Upon opening Wireshark and inspecting the first few packets, you can see some plain text: "TSource Engine Query". After googling, we found this page on Valve server queries. Cool! We get to reverse engineer Valve's server network structures. However, these are just standard queries for finding game servers, so likely the player was viewing a list of servers at this time. Moving forward, at some point we can see a bunch of HTTP requests for sound files, such as "GET /sound/admin_plugin/bestman.wav". If you've ever played a source game like Counter Strike: Source or TF2, you would know that when joining a custom server, you often download a bunch of sound files.

So far we have followed the player through searching for available servers, then joining a server. We also know that the client is playing Team Fortress 2, because you can see the names of common TF2 maps in the query. Now, in the packet capture, we can actually skip about 50% of it. There is a large stretch of TCP packets in the middle, which would never be used for a game server. Moving down to packet 21114, we see another stretch of UDP packets, all between two IP's: 192.168.1.100 and 162.254.196.68. Some basic deduction shows that 192.168.1.100 is the client, and 162.254.196.68 is the server.

The UDP stream between 192.168.1.100 and 162.254.196.68 is huge. 375kB. This is very likely to be the client and the game server communicating with each other. At first glance, I was surprised to see some plain text in the stream.

So of course I tried some really cheesy stuff, like using strings to find "XX--MM...". No luck. At this point, I thought my next step would be to try to find documentation on how the game servers communicate, and filter out packages that have chat in them. I did a lot of research, but found little to no specifications. Then, I had a brilliant idea. Why don't I capture my own packets, go into TF2, join an empty server, and check out how they look?

So I did exactly that. I loaded up TF2 and set it into windowed mode with low resolution so I could have it side by side with Wireshark. At the time, I also had Discord and my internet browser running, so Wireshark was filled with those packets. Once I found a suitable server, I used a filter to only show packets to and from them: udp.port == 27223 . Still, when in the game, I am constantly receiving updates on the game state. I discovered that most basic game state updates were less than 100 bytes, so I added another filter udp.length > 100.

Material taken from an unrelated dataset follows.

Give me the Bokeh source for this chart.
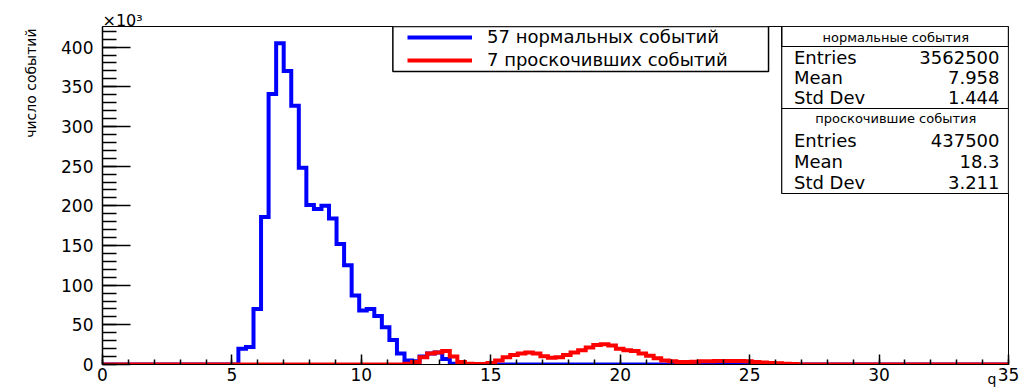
import numpy as np
from bokeh.plotting import figure
from bokeh.models import (Range1d, SingleIntervalTicker, Label, BoxAnnotation,
                          Legend, LegendItem, Title)
from bokeh.embed import file_html
from bokeh.resources import INLINE

# ---------------- data ----------------
X_MIN, X_MAX, N_BINS = 0.0, 35.0, 120          # histogram binning
blue_first_bin = 18                             # first non-empty bin of the blue histogram
blue_counts_k = [20, 22, 70, 186, 341, 405, 370, 326, 248, 201, 196, 200, 184,
                 152, 125, 87, 68, 70, 61, 47, 31, 14, 5, 4, 10, 14, 15, 7, 1]
red_first_bin = 40                              # first non-empty bin of the red histogram
red_counts_k = [1, 3, 9, 14, 15, 17, 10, 3, 1, 0.5, 0.5, 2, 5, 9, 12, 14, 15, 14,
                10.5, 8.5, 9, 12, 15, 18, 21.5, 24.5, 25.5, 24, 20, 18, 17, 14, 11,
                8, 5, 4, 3, 3, 3.5, 4, 4, 4.5, 4.5, 4.5, 4.5, 4, 3, 2.5, 2, 1.5, 1, 0.5]
legend_labels = ["57 нормальных событий", "7 проскочивших событий"]
stat_titles = ["нормальные события", "проскочившие события"]
stat_names = ["Entries", "Mean", "Std Dev"]
stat_values = [["3562500", "7.958", "1.444"], ["437500", "18.3", "3.211"]]
x_title = "q"
y_title = "число событий"
y_exponent = "×10³"
Y_TOP = 426.0                                   # y range end, thousands
x_ticks_interval, y_ticks_interval = 5, 50

# ---------------- layout ----------------
W, H = 1021, 389
FL, FR, FT, FB = 100, 1008, 26, 364
FONT = "DejaVu Sans"


def fx(px):
    return X_MIN + (px - FL) * (X_MAX - X_MIN) / (FR - FL)


def fy(py):
    return (FB - py) * Y_TOP / (FB - FT)


def full(first, vals):
    arr = np.zeros(N_BINS)
    arr[first:first + len(vals)] = vals
    return arr


edges = np.linspace(X_MIN, X_MAX, N_BINS + 1)
blue = full(blue_first_bin, blue_counts_k)
red = full(red_first_bin, red_counts_k)

p = figure(width=W, height=H, x_range=Range1d(X_MIN, X_MAX), y_range=Range1d(0, Y_TOP),
           output_backend="svg", toolbar_location=None,
           min_border_left=FL, min_border_right=W - FR,
           min_border_top=FT, min_border_bottom=H - FB)
p.title.visible = False
p.xgrid.visible = False
p.ygrid.visible = False
p.outline_line_color = "black"
p.outline_line_width = 1
p.background_fill_color = "white"
p.border_fill_color = "white"

r_blue = p.step(edges, np.append(blue, blue[-1]), mode="after", line_color="#0000ff",
                line_width=4, line_join="miter")
r_red = p.step(edges, np.append(red, red[-1]), mode="after", line_color="#ff0000",
               line_width=4, line_join="miter")

# axes
xa = p.xaxis[0]
xa.ticker = SingleIntervalTicker(interval=x_ticks_interval, num_minor_ticks=5)
xa.major_tick_in = 10
xa.major_tick_out = 0
xa.minor_tick_in = 5
xa.minor_tick_out = 0
xa.axis_line_color = "black"
xa.major_tick_line_color = "black"
xa.minor_tick_line_color = "black"
xa.major_tick_line_width = 1.5
xa.minor_tick_line_width = 1.5
xa.major_label_text_font = FONT
xa.major_label_text_font_size = "17px"
xa.major_label_text_color = "black"
xa.major_label_standoff = 3

ya = p.yaxis[0]
ya.ticker = SingleIntervalTicker(interval=y_ticks_interval, num_minor_ticks=5)
ya.major_tick_in = 28
ya.major_tick_out = 0
ya.minor_tick_in = 14
ya.minor_tick_out = 0
ya.axis_line_color = "black"
ya.axis_line_width = 1.5
ya.major_tick_line_color = "black"
ya.minor_tick_line_color = "black"
ya.major_tick_line_width = 1.5
ya.minor_tick_line_width = 1.5
ya.major_label_text_font = FONT
ya.major_label_text_font_size = "17px"
ya.major_label_text_color = "black"
ya.major_label_standoff = 9

# axis titles
p.add_layout(Title(text=y_title, align="right", offset=2, text_font=FONT,
                   text_font_size="14px", text_font_style="normal", text_color="black",
                   standoff=40), "left")
exp_title = Title(text=y_exponent, align="left", text_font=FONT, text_font_size="16px",
                  text_font_style="normal", text_color="black")
q_title = Title(text=x_title, align="right", offset=12, vertical_align="top",
                text_font=FONT, text_font_size="14px", text_font_style="normal",
                text_color="black")
try:
    exp_title.standoff = -6
except Exception:
    exp_title.standoff = 0
try:
    q_title.standoff = -26
except Exception:
    q_title.standoff = 0
p.add_layout(exp_title, "above")
p.add_layout(q_title, "below")

# legend box + legend
p.add_layout(BoxAnnotation(left=fx(391), right=fx(767.5), top=Y_TOP, bottom=fy(71),
                           fill_color="white", fill_alpha=1.0,
                           line_color="black", line_width=1.5, line_alpha=1.0))
legend = Legend(items=[LegendItem(label=legend_labels[0], renderers=[r_blue]),
                       LegendItem(label=legend_labels[1], renderers=[r_red])],
                location=(401 - FL, FB - 74), padding=4, spacing=2, margin=0,
                glyph_width=65, glyph_height=20, label_height=20, label_standoff=15,
                border_line_alpha=0, background_fill_alpha=0,
                label_text_font=FONT, label_text_font_size="18px",
                label_text_color="black")
p.add_layout(legend)

# statistics boxes
box_rows = [(26, 46, 108), (108, None, 193)]
title_y = [36.5, 118.3]
rows_y = [[57.3, 77.3, 97.3], [140, 161, 181.7]]
for k in range(2):
    top, sep, bottom = box_rows[k]
    p.add_layout(BoxAnnotation(left=fx(780.7), right=X_MAX, top=fy(top), bottom=fy(bottom),
                               fill_color="white", fill_alpha=1.0,
                               line_color="black", line_width=1.2, line_alpha=1.0))
    if sep is not None:
        p.add_layout(BoxAnnotation(left=fx(780.7), right=X_MAX, top=fy(top), bottom=fy(sep),
                                   fill_alpha=0.0, line_color="black", line_width=1.2,
                                   line_alpha=1.0))
    p.add_layout(Label(x=fx(895), y=fy(title_y[k]), text=stat_titles[k],
                       text_align="center", text_baseline="middle",
                       text_font=FONT, text_font_size="13px", text_color="black"))
    for j in range(3):
        p.add_layout(Label(x=fx(793), y=fy(rows_y[k][j]), text=stat_names[j],
                           text_align="left", text_baseline="middle",
                           text_font=FONT, text_font_size="18px", text_color="black"))
        p.add_layout(Label(x=fx(999), y=fy(rows_y[k][j]), text=stat_values[k][j],
                           text_align="right", text_baseline="middle",
                           text_font=FONT, text_font_size="18px", text_color="black"))

open("out.html", "w").write(file_html(p, INLINE))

I typed the letter A into the server as much as I could, and I saw that I sent this packet to the server:

This was really interesting. Instead of 414141 (the hex code for the letter 'A'), I sent a bunch of 141414. So, somehow, the bits of the message are not evenly aligned to fit 8 bytes per section. I tried the same with a bunch of B's, and got 242424 instead of 424242.

Based on the wording of the problem, I believe that the client himself is not sending messages, but rather he is receiving them. So more importantly, what do I get back from the server when I type a bunch of A's?

What? A bunch of a0's?

I thought about this for a while and decided to convert the hex to ascii (using Weastie.com's esteemed base converter). a0 a0 a0 a0 corresponds to 10100000 10100000 10100000 10100000 10100000 in binary. Well... the letter A in binary is 01000001. So, it actually looks like things are in order! After manual testing, if I convert a0 a0 a0 a0 to binary, and add seven 0's to the start of the binary code, and then convert it back to ascii, I get A A A A.

So now we know why using strings doesn't work: everything is bitshifted. From here, I had two routes. The first route was to try to understand the header bytes of a chat message, then search for those in the original pcap. Or, the "big brain" stupid yet genius idea I had, was to convert the entire conversation to literal binary (1's and 0's), and search for "XX--MMAA...". This is not something that I am particularly proud of, but it actually worked.

First, extract the conversation with tshark: tshark -r doomsday.pcapng -T fields -e "data" -R "udp.stream eq 53 and ip.src eq 212.83.129.138" -2 > tmp.out. This command filters out the specific udp stream, specifically the data section of each packet, and only what the server sends to the client (we don't care what the client sends). It create's a file named tmp.out that has each packet's data section literally written out in hexadecimal. I wrote a simple Python script to make a new file that literally had the bits written out as 1's and 0's.

f = open('tmp.out').read().split('\n')

out = ""
for line in f:
	out += ''.join(format(ord(x), 'b') for x in line.decode('hex'))
	out += '\n'

open('tmp.bin', 'w').write(out)

Next, I wrote a script so bad that I won't even paste it, but essentially it searches for the binary codes of the letters XX--MMAAA (note that in the challenge description, it says every letter is doubled). This actually didn't find anything, so I thought maybe the message was split up into sections. I tried searching for just MMAASS and I got it! I traced it back to packet 23867, which consisted of this:

Interesting, you can see a lot of double bytes, indicating that this is probably a message! I pasted it into my base converter, added seven 0's to the front, deleted all the unimportant characters, and I got this: YY-MMAASS{{00uu''ss__ff55mm33^^oo11ffhhuu^^tt00oo11ffhhuu______||. That's.. the flag? Why does it start with "YY" and not end in "}}"?

Unfortunately, I spent hours looking elsewhere until I realized something very stupid. A lot of those characters are just... off by one. That's all. Y is one more than X, | is one less than }. At this point, my beloved teammate poortho played a quick guessing game, randomly increasing or decreasing each letter by one until it made sense. At the end of it all, he submitted the flag X-MAS{1t's_g4m3_n1ght_t0n1ght___}.


Some concluding notes:

  • Don't be afraid to try a challenge just because it has few solves
  • Recreating the scenario of a CTF challenge can do wonders
  • Positive encouragement from a teammate can go a long way